Force

(A) Moment of a Force and Equilibrium

1.1 Translational and Rotational Motions

• Translational Motion: When a force acts on a stationary rigid body that is free to move, it moves in a straight line in the direction of the applied force.
• Rotational Motion: When a body is pivoted at a point and a force is applied at a suitable place, it rotates the body about the axis passing through the pivot.

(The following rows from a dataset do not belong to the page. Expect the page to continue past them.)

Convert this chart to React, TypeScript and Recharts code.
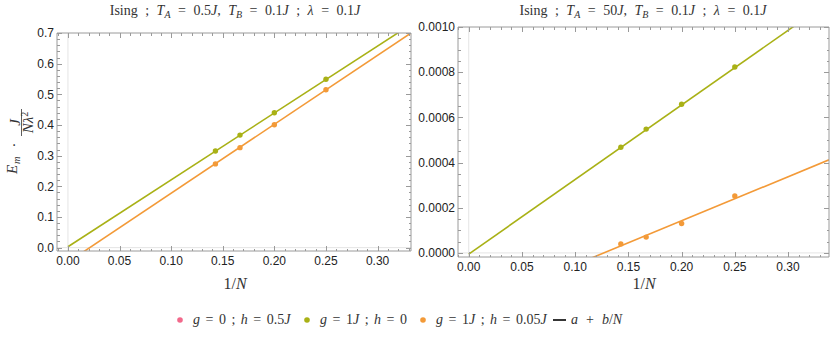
import React from 'react';
import { ComposedChart, Line, Scatter, XAxis, YAxis, ReferenceLine } from 'recharts';

// 1/N for N = 7, 6, 5, 4
const invN = [0.1429, 0.1667, 0.2, 0.25];

// left panel: T_A = 0.5J
const leftGreen = [0.315, 0.367, 0.44, 0.549];
const leftOrange = [0.273, 0.326, 0.401, 0.515];
const leftFitX = [0, 0.3324];
const leftGreenFit = [0.003, 0.728];
const leftOrangeFit = [-0.0475, 0.7];

// right panel: T_A = 50J
const rightGreen = [0.000468, 0.000548, 0.000658, 0.000823];
const rightOrange = [0.00004, 0.00007, 0.00013, 0.000252];
const rightFitX = [0, 0.3385];
const rightGreenFit = [-0.000005, 0.001112];
const rightOrangeFit = [-0.000247, 0.000412];

const xMajor = [0, 0.05, 0.1, 0.15, 0.2, 0.25, 0.3];
const yMajorLeft = [0, 0.1, 0.2, 0.3, 0.4, 0.5, 0.6, 0.7];
const yMajorRight = [0, 0.0002, 0.0004, 0.0006, 0.0008, 0.001];

const PINK = '#f2698b';
const GREEN = '#a9b116';
const ORANGE = '#f39a38';
const FRAME = '#9a9a9a';
const SERIF = '"Liberation Serif", "Times New Roman", serif';
const SANS = '"Liberation Sans", Arial, sans-serif';

const toPts = (xs: number[], ys: number[]) => xs.map((x, i) => ({ x, y: ys[i] }));

function minorTicks(lo: number, hi: number, step: number) {
  const out: number[] = [];
  for (let i = Math.ceil(lo / step - 1e-9); i * step <= hi + 1e-12; i++) {
    out.push(+(i * step).toFixed(8));
  }
  return out;
}

const px = (v: any) => Math.round(Number(v)) + 0.5;

// Mathematica-style frame tick: inward mark, label only on majors of the bottom / left sides
function FrameTick(props: any) {
  const { x, y, payload, side, majors, digits, showText } = props;
  const v = payload.value;
  const major = majors.some((m: number) => Math.abs(m - v) < 1e-10);
  const len = major ? 5 : 2.5;
  const X = Number(x);
  const Y = Number(y);
  let d = '';
  let text = null;
  if (side === 'bottom') {
    d = `M${px(X)},${Y}V${Y - len}`;
    if (showText && major)
      text = <text x={X} y={Y + 14} textAnchor="middle" fontSize={12} fontFamily={SANS} fill="#222">{v.toFixed(digits)}</text>;
  } else if (side === 'top') {
    d = `M${px(X)},${Y}V${Y + len}`;
  } else if (side === 'left') {
    d = `M${X},${px(Y)}H${X + len}`;
    if (showText && major)
      text = <text x={X - 3} y={Y + 4.3} textAnchor="end" fontSize={12} fontFamily={SANS} fill="#222">{v.toFixed(digits)}</text>;
  } else {
    d = `M${X},${px(Y)}H${X - len}`;
  }
  return (
    <g>
      <path d={d} stroke={FRAME} strokeWidth={1} fill="none" shapeRendering="crispEdges" />
      {text}
    </g>
  );
}

function Dot(props: any) {
  const { cx, cy, fill } = props;
  return <circle cx={cx} cy={cy} r={2.7} fill={fill} />;
}

function Panel(p: {
  width: number; height: number; top: number; right: number; yWidth: number; xHeight: number;
  xDomain: number[]; yDomain: number[]; yMajors: number[]; yStep: number; yDigits: number;
  fitX: number[]; greenFit: number[]; orangeFit: number[]; green: number[]; orange: number[];
}) {
  const xTicks = minorTicks(p.xDomain[0], p.xDomain[1], 0.01);
  const yTicks = minorTicks(p.yDomain[0], p.yDomain[1], p.yStep);
  return (
    <ComposedChart width={p.width} height={p.height} margin={{ top: p.top - 1, right: p.right - 1, left: 0, bottom: 0 }}>
      <XAxis xAxisId={0} type="number" dataKey="x" domain={p.xDomain} ticks={xTicks} interval={0}
        allowDataOverflow height={p.xHeight} stroke={FRAME} tickSize={0} tickMargin={0} tickLine={false}
        tick={(t: any) => <FrameTick {...t} side="bottom" majors={xMajor} digits={2} showText />} />
      <XAxis xAxisId="top" orientation="top" type="number" dataKey="x" domain={p.xDomain} ticks={xTicks} interval={0}
        allowDataOverflow height={1} stroke={FRAME} tickSize={0} tickMargin={0} tickLine={false}
        tick={(t: any) => <FrameTick {...t} side="top" majors={xMajor} />} />
      <YAxis yAxisId={0} type="number" dataKey="y" domain={p.yDomain} ticks={yTicks} interval={0}
        allowDataOverflow width={p.yWidth} stroke={FRAME} tickSize={0} tickMargin={0} tickLine={false}
        tick={(t: any) => <FrameTick {...t} side="left" majors={p.yMajors} digits={p.yDigits} showText />} />
      <YAxis yAxisId="right" orientation="right" type="number" dataKey="y" domain={p.yDomain} ticks={yTicks} interval={0}
        allowDataOverflow width={1} stroke={FRAME} tickSize={0} tickMargin={0} tickLine={false}
        tick={(t: any) => <FrameTick {...t} side="right" majors={p.yMajors} />} />
      <ReferenceLine x={0} stroke="#e4e4e4" strokeWidth={1} />
      <ReferenceLine y={0} stroke="#e4e4e4" strokeWidth={1} />
      {/* invisible copy so the top / right frame axes have a series */}
      <Line xAxisId="top" yAxisId="right" data={toPts(p.fitX, p.greenFit)} dataKey="y" stroke="none"
        dot={false} activeDot={false} isAnimationActive={false} />
      <Line data={toPts(p.fitX, p.greenFit)} dataKey="y" type="linear" stroke={GREEN} strokeWidth={1.6}
        dot={false} activeDot={false} isAnimationActive={false} />
      <Line data={toPts(p.fitX, p.orangeFit)} dataKey="y" type="linear" stroke={ORANGE} strokeWidth={1.6}
        dot={false} activeDot={false} isAnimationActive={false} />
      <Scatter data={toPts(invN, p.green)} dataKey="y" fill={GREEN} shape={<Dot />} isAnimationActive={false} />
      <Scatter data={toPts(invN, p.orange)} dataKey="y" fill={ORANGE} shape={<Dot />} isAnimationActive={false} />
    </ComposedChart>
  );
}

const sub = (s: string) => (
  <span style={{ fontSize: 10, position: 'relative', top: 3, fontStyle: 'italic', wordSpacing: 0 }}>{s}</span>
);

function Title({ ta, left }: { ta: string; left: number }) {
  return (
    <div style={{ position: 'absolute', left: left - 150, width: 300, top: 3, textAlign: 'center',
      fontFamily: SERIF, fontSize: 14, lineHeight: '16px', color: '#333', whiteSpace: 'nowrap', wordSpacing: 4 }}>
      Ising ; <i>T</i>{sub('A')} = {ta}<i>J</i>, <i>T</i>{sub('B')} = 0.1<i>J</i> ; <i>λ</i> = 0.1<i>J</i>
    </div>
  );
}

function XLabel({ left }: { left: number }) {
  return (
    <div style={{ position: 'absolute', left: left - 30, width: 60, top: 275, textAlign: 'center',
      fontFamily: SERIF, fontSize: 16, lineHeight: '18px', color: '#333' }}>
      1/<i>N</i>
    </div>
  );
}

function YLabel() {
  const f = { fontFamily: SERIF, fill: '#333' };
  return (
    <svg width={40} height={200} style={{ position: 'absolute', left: 0, top: 0 }}>
      <text transform="translate(17,174) rotate(-90)" fontSize={15} fontStyle="italic" {...f}>E</text>
      <text transform="translate(20,164) rotate(-90)" fontSize={10.5} fontStyle="italic" {...f}>m</text>
      <text transform="translate(19,145) rotate(-90)" fontSize={15} textAnchor="middle" {...f}>·</text>
      <text transform="translate(19.5,122.5) rotate(-90)" fontSize={15} fontStyle="italic" textAnchor="middle" {...f}>J</text>
      <line x1={21.5} y1={109} x2={21.5} y2={136} stroke="#333" strokeWidth={0.8} />
      <text transform="translate(32.5,122.5) rotate(-90)" fontSize={15} textAnchor="middle" {...f}>
        <tspan fontStyle="italic">N</tspan>
        <tspan fontStyle="italic">λ</tspan>
        <tspan fontSize={10} dy={-5}>2</tspan>
      </text>
    </svg>
  );
}

function LegendItem({ color, left, spacing, children }: { color?: string; left: number; spacing?: number; children: React.ReactNode }) {
  return (
    <div style={{ position: 'absolute', left, top: 0, display: 'flex', alignItems: 'center', wordSpacing: spacing ?? 2 }}>
      {color ? (
        <svg width={8} height={8} style={{ marginRight: 9 }}><circle cx={4} cy={4} r={2.8} fill={color} /></svg>
      ) : (
        <svg width={13} height={8} style={{ marginRight: 5 }}><line x1={0} y1={4} x2={13} y2={4} stroke="#111" strokeWidth={1.7} /></svg>
      )}
      <span>{children}</span>
    </div>
  );
}

export default function App() {
  return (
    <div style={{ position: 'absolute', left: 0, top: 0, width: 830, height: 337, background: '#fff', overflow: 'hidden' }}>
      <div style={{ position: 'absolute', left: 0, top: 0 }}>
        <Panel width={415} height={300} top={33} right={4} yWidth={57} xHeight={49}
          xDomain={[-0.0106, 0.3324]} yDomain={[-0.011, 0.7]} yMajors={yMajorLeft} yStep={0.02} yDigits={1}
          fitX={leftFitX} greenFit={leftGreenFit} orangeFit={leftOrangeFit} green={leftGreen} orange={leftOrange} />
      </div>
      <div style={{ position: 'absolute', left: 410, top: 0 }}>
        <Panel width={420} height={300} top={27} right={1} yWidth={48} xHeight={43}
          xDomain={[-0.0101, 0.3385]} yDomain={[-0.000018, 0.001]} yMajors={yMajorRight} yStep={0.00005} yDigits={4}
          fitX={rightFitX} greenFit={rightGreenFit} orangeFit={rightOrangeFit} green={rightGreen} orange={rightOrange} />
      </div>
      <Title ta="0.5" left={235} />
      <Title ta="50" left={643} />
      <XLabel left={235} />
      <XLabel left={644} />
      <YLabel />
      <div style={{ position: 'absolute', left: 0, top: 311, width: 830, height: 20,
        fontFamily: SERIF, fontSize: 14, lineHeight: '18px', color: '#333', whiteSpace: 'nowrap' }}>
        <LegendItem color={PINK} left={176}><i>g</i> = 0 ; <i>h</i> = 0.5<i>J</i></LegendItem>
        <LegendItem color={GREEN} left={303}><i>g</i> = 1<i>J</i> ; <i>h</i> = 0</LegendItem>
        <LegendItem color={ORANGE} left={419}><i>g</i> = 1<i>J</i> ; <i>h</i> = 0.05<i>J</i></LegendItem>
        <LegendItem left={553} spacing={4.5}><i>a</i> + <i>b</i>/<i>N</i></LegendItem>
      </div>
    </div>
  );
}
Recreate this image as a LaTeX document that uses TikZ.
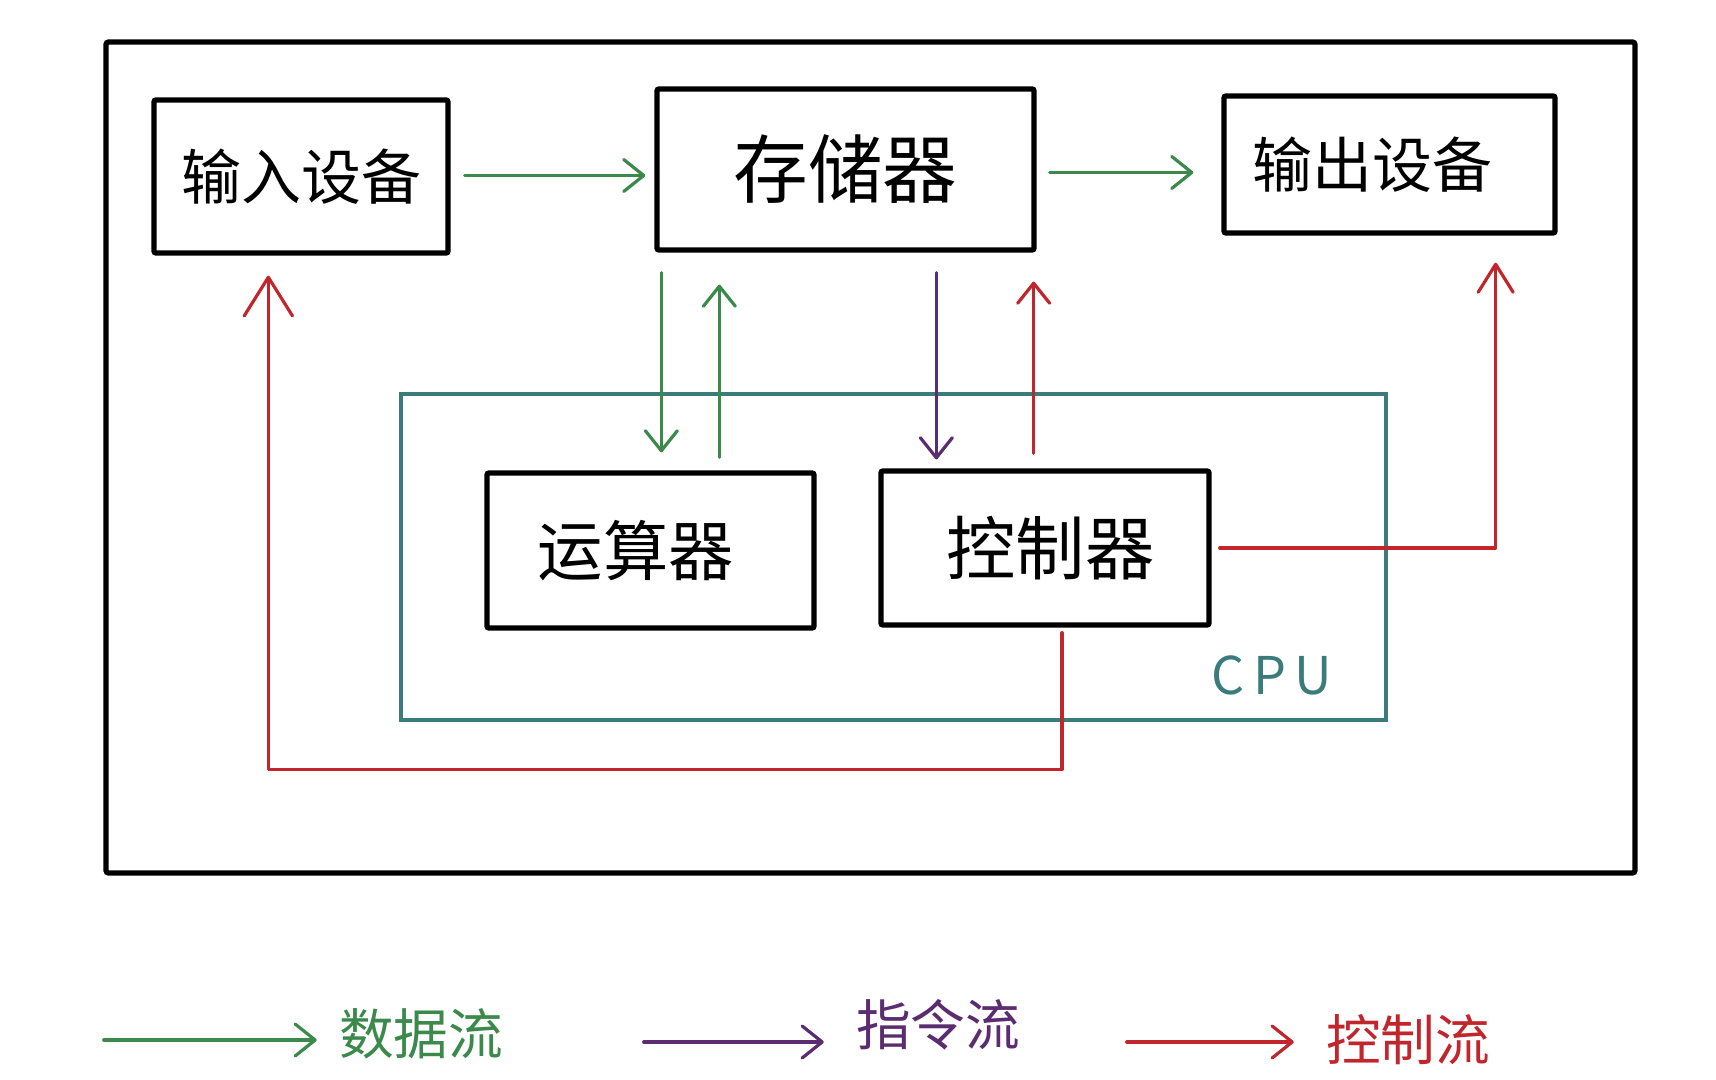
\documentclass[tikz,border=0pt]{standalone}
\usepackage{fontspec}
\newfontfamily\cjk{Noto Sans CJK SC}
\usetikzlibrary{arrows.meta,calc}
\definecolor{dgreen}{HTML}{3B8A4C}
\definecolor{dpurple}{HTML}{5B2C6F}
\definecolor{dred}{HTML}{C0262C}
\definecolor{dteal}{HTML}{3A7B7B}
\tikzset{
  blk/.style={draw=black, line width=4pt, rectangle, rounded corners=1.5pt, inner sep=0pt, font=\cjk},
  tip/.style={-{Straight Barb[length=15pt,width=24pt,round]}},
  bigtip/.style={-{Straight Barb[length=#1,width=1.25*#1,round]}},
  dataflow/.style={tip, draw=dgreen, line width=2.4pt, line cap=round},
  instrflow/.style={tip, draw=dpurple, line width=2.4pt, line cap=round},
  ctrlflow/.style={tip, draw=dred, line width=2.4pt, line cap=round, line join=round},
  legtext/.style={inner sep=0pt, font=\cjk\fontsize{41pt}{41pt}\selectfont},
}
\begin{document}
\begin{tikzpicture}[x=0.75pt, y=-0.75pt]
\useasboundingbox (0,0) rectangle (1716,1080);
\fill[white] (0,0) rectangle (1716,1080);
% outer frame
\node[draw=black, line width=4pt, rounded corners=2pt, minimum width=1529*0.75pt, minimum height=831*0.75pt, inner sep=0pt] (frame) at (870.5,457.5) {};
% CPU
\node[draw=dteal, line width=2.5pt, minimum width=985*0.75pt, minimum height=326*0.75pt, inner sep=0pt] (cpu) at (893.5,557) {};
\node[font=\cjk\fontsize{39pt}{39pt}\selectfont, text=dteal, anchor=center] (cpulabel) at (1272,675) {C\,P\,U};
% boxes
\node[blk, minimum width=294*0.75pt, minimum height=153*0.75pt, font=\cjk\fontsize{45pt}{45pt}\selectfont] (in) at (301,176.5) {\raisebox{-2pt}{输入设备}};
\node[blk, minimum width=377*0.75pt, minimum height=161*0.75pt, font=\cjk\fontsize{56pt}{56pt}\selectfont] (mem) at (845.5,169.5) {\raisebox{-6pt}{存储器}};
\node[blk, minimum width=331*0.75pt, minimum height=137*0.75pt, font=\cjk\fontsize{45pt}{45pt}\selectfont] (out) at (1389.5,164.5) {\hspace*{-26pt}\raisebox{-8pt}{输出设备}};
\node[blk, minimum width=327*0.75pt, minimum height=155*0.75pt, font=\cjk\fontsize{49pt}{49pt}\selectfont] (alu) at (650.5,550.5) {\hspace*{-22pt}\raisebox{2pt}{运算器}};
\node[blk, minimum width=328*0.75pt, minimum height=154*0.75pt, font=\cjk\fontsize{52pt}{52pt}\selectfont] (ctl) at (1045,548) {\hspace*{8pt}控制器};
% data flows
\draw[dataflow] ($(in.east)+(14,-1)$) -- ($(in.east -| mem.west)+(-9,-1)$);
\draw[dataflow] ($(mem.east)+(13,3)$) -- ($(mem.east -| out.west)+(-28,3)$);
\draw[dataflow] ($(mem.south west)+(7,20)$) -- ($(mem.south west |- alu.north)+(7,-18)$);
\draw[dataflow] ($(mem.south west |- alu.north)+(65,-13)$) -- ($(mem.south west)+(65,32)$);
% instruction flow
\draw[instrflow] ($(mem.south west)+(282,20)$) -- ($(mem.south west |- ctl.north)+(282,-9)$);
% control flows
\draw[ctrlflow] ($(mem.south east |- ctl.north)+(-3,-15)$) -- ($(mem.south east)+(-3,29)$);
\draw[ctrlflow, bigtip=21pt] ($(ctl.east)+(8,0)$) -- ($(ctl.east -| out.south east)+(-62,0)$) -- ($(out.south east)+(-62,27)$);
\draw[ctrlflow, bigtip=29pt] ($(ctl.south)+(17,5)$) -- ($(ctl.south)+(17,142)$) -| ($(in.south west)+(117,20)$);
% legend
\node[legtext, text=dgreen] (ld) at (421,1034) {数据流};
\node[legtext, text=dpurple] (li) at (938,1025) {指令流};
\node[legtext, text=dred] (lc) at (1408,1040) {控制流};
\draw[dataflow] ($(ld.west)+(-235,6)$) -- ($(ld.west)+(-22,6)$);
\draw[instrflow] ($(li.west)+(-212,17)$) -- ($(li.west)+(-32,17)$);
\draw[ctrlflow] ($(lc.west)+(-199,2)$) -- ($(lc.west)+(-32,2)$);
\end{tikzpicture}
\end{document}
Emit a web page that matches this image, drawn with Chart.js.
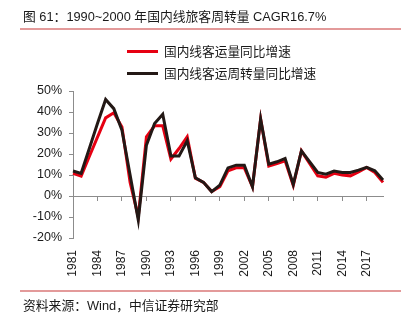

1.2 Moment (Turning Effect) of a Force or Torque

• Definition: The turning effect of a force on a body about an axis is called the moment of force or torque.
• Formula: It is equal to the product of the magnitude of the force and the perpendicular distance from the axis of rotation to the line of action of the force.
• Units: The S.I. unit is Newton-metre (N m). The C.G.S. unit is dyne cm.
• Direction: Anticlockwise moments are conventionally taken as positive, while clockwise moments are taken as negative.
• Examples: Opening a door requires less effort if the handle is placed near the free end (maximizing perpendicular distance). Other examples include turning a steering wheel or using a spanner to loosen a nut.

1.3 Couple

• A single force alone does not cause rotation; rotation is always produced by a pair of forces.
• Definition: Two equal and opposite parallel forces, not acting along the same line, form a couple.
• Moment of a Couple: Calculated as the product of either force and the perpendicular distance between the two forces (called the couple arm).
• Examples: Turning a water tap, tightening the cap of an inkpot, or winding a clock.

1.4 Equilibrium of Bodies

• When multiple forces act on a body but produce no change in its state of rest or motion, the body is in equilibrium.
• Conditions for Equilibrium: (i) The resultant of all forces must be zero. (ii) The algebraic sum of moments of all forces about the point of rotation must be zero.
• Static Equilibrium: The body remains in a state of rest (e.g., a book lying on a table).
• Dynamic Equilibrium: The body remains in the same state of motion (e.g., a raindrop falling with constant velocity).

1.5 Principle of Moments

• According to this principle, if a body is in equilibrium under the action of several forces, the algebraic sum of the clockwise moments equals the algebraic sum of the anticlockwise moments.
• A physical balance (beam balance) works based on the principle of moments.

(B) Centre of Gravity

1.6 Centre of Gravity

• Definition: The point about which the algebraic sum of moments of weights of all the particles constituting the body is zero. The entire weight of the body is considered to act at this point.
• The position of the centre of gravity depends on the shape and distribution of mass of the body.
• It is not necessary for the centre of gravity to be within the material of the body (e.g., the C.G. of a hollow ring lies at its empty centre).
• C.G. of Regular Objects:
  • Rod: Mid-point
  • Circular disc / Sphere: Geometric centre
  • Triangular lamina: Intersection of medians
  • Rectangle / Square: Intersection of diagonals
• Determination: For an irregular lamina, the centre of gravity can be determined using the plumb line method by suspending it from three different holes.

(C) Uniform Circular Motion

1.7 Uniform Circular Motion

• Definition: When a particle moves with a constant speed in a circular path, its motion is called uniform circular motion.
• Variable Velocity: Even though the speed is constant, the direction of motion changes at every point (directed along the tangent). Because velocity depends on direction, the velocity is non-uniform (variable).
• Consequently, uniform circular motion is always an accelerated motion.

1.8 Centripetal and Centrifugal Force

• Centripetal Force: This is the force acting on a body moving in a circular path, directed towards the centre of the circle. It is a real force required to keep the body in circular motion (e.g., electrostatic force in an atom, gravitational force for planets).
• Centrifugal Force: A fictitious (or virtual) force assumed by an observer moving with the body, acting in a direction away from the centre. It is not a real force but is used to explain observation in a rotating reference frame.
• If the centripetal force ceases (e.g., a string breaking), the body will move in a straight line along the tangent at that point.